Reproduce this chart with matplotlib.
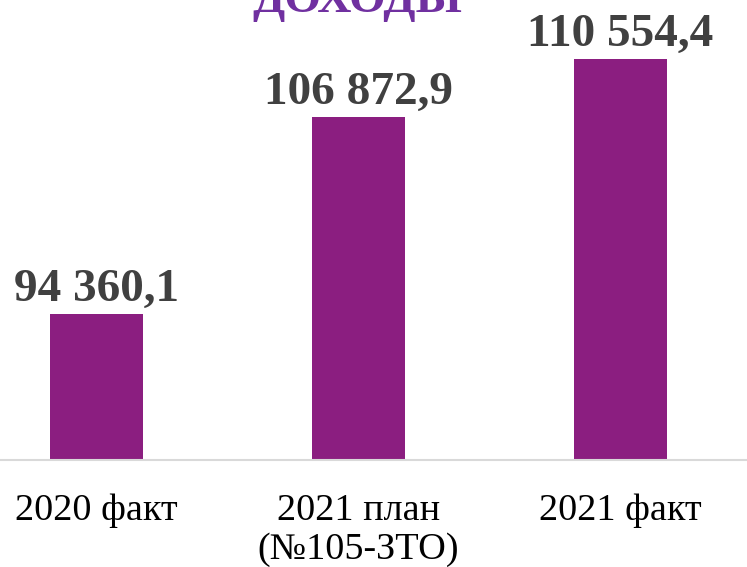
import matplotlib
matplotlib.use("Agg")
import matplotlib.pyplot as plt

categories = ["2020 факт", "2021 план\n(№105-ЗТО)", "2021 факт"]
values = [94360.1, 106872.9, 110554.4]
value_labels = ["94 360,1", "106 872,9", "110 554,4"]
title = "ДОХОДЫ"

bar_color = "#8B1E80"
label_color = "#404040"
title_color = "#7030A0"

fig = plt.figure(figsize=(7.47, 5.67), dpi=100)
ax = fig.add_axes([0, 107 / 567, 1, 460 / 567])

x = list(range(len(categories)))
ax.bar(x, values, width=0.355, color=bar_color, zorder=2)
ax.set_ylim(85088, 114301)
ax.set_xlim(-0.368, 2.483)

for xi, v, lab in zip(x, values, value_labels):
    ax.annotate(lab, (xi, v), xytext=(0, 9.5), textcoords="offset points",
                ha="center", va="baseline", fontsize=34, fontweight="bold",
                family="Liberation Serif", color=label_color)

for s in ["top", "left", "right"]:
    ax.spines[s].set_visible(False)
ax.spines["bottom"].set_color("#D9D9D9")
ax.spines["bottom"].set_linewidth(1.5)
ax.set_yticks([])
ax.set_xticks(x)
ax.set_xticklabels(categories, fontsize=27.5, family="Liberation Serif",
                   color="black", linespacing=1.18)
ax.tick_params(axis="x", length=0, pad=24)

fig.text(357 / 747, 1 - 12 / 567, title, ha="center", va="baseline",
         fontsize=34, fontweight="bold", family="Liberation Serif",
         color=title_color)

fig.savefig("out.png", dpi=100)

......

Give an exact reproduction of every line, leaving out any picture.

Reproduce this chart with matplotlib.
import matplotlib
matplotlib.use("Agg")
import matplotlib.pyplot as plt

categories = ["2020 факт", "2021 план\n(№105-ЗТО)", "2021 факт"]
values = [94360.1, 106872.9, 110554.4]
value_labels = ["94 360,1", "106 872,9", "110 554,4"]
title = "ДОХОДЫ"

bar_color = "#8B1E80"
label_color = "#404040"
title_color = "#7030A0"

fig = plt.figure(figsize=(7.47, 5.67), dpi=100)
ax = fig.add_axes([0, 107 / 567, 1, 460 / 567])

x = list(range(len(categories)))
ax.bar(x, values, width=0.355, color=bar_color, zorder=2)
ax.set_ylim(85088, 114301)
ax.set_xlim(-0.368, 2.483)

for xi, v, lab in zip(x, values, value_labels):
    ax.annotate(lab, (xi, v), xytext=(0, 9.5), textcoords="offset points",
                ha="center", va="baseline", fontsize=34, fontweight="bold",
                family="Liberation Serif", color=label_color)

for s in ["top", "left", "right"]:
    ax.spines[s].set_visible(False)
ax.spines["bottom"].set_color("#D9D9D9")
ax.spines["bottom"].set_linewidth(1.5)
ax.set_yticks([])
ax.set_xticks(x)
ax.set_xticklabels(categories, fontsize=27.5, family="Liberation Serif",
                   color="black", linespacing=1.18)
ax.tick_params(axis="x", length=0, pad=24)

fig.text(357 / 747, 1 - 12 / 567, title, ha="center", va="baseline",
         fontsize=34, fontweight="bold", family="Liberation Serif",
         color=title_color)

fig.savefig("out.png", dpi=100)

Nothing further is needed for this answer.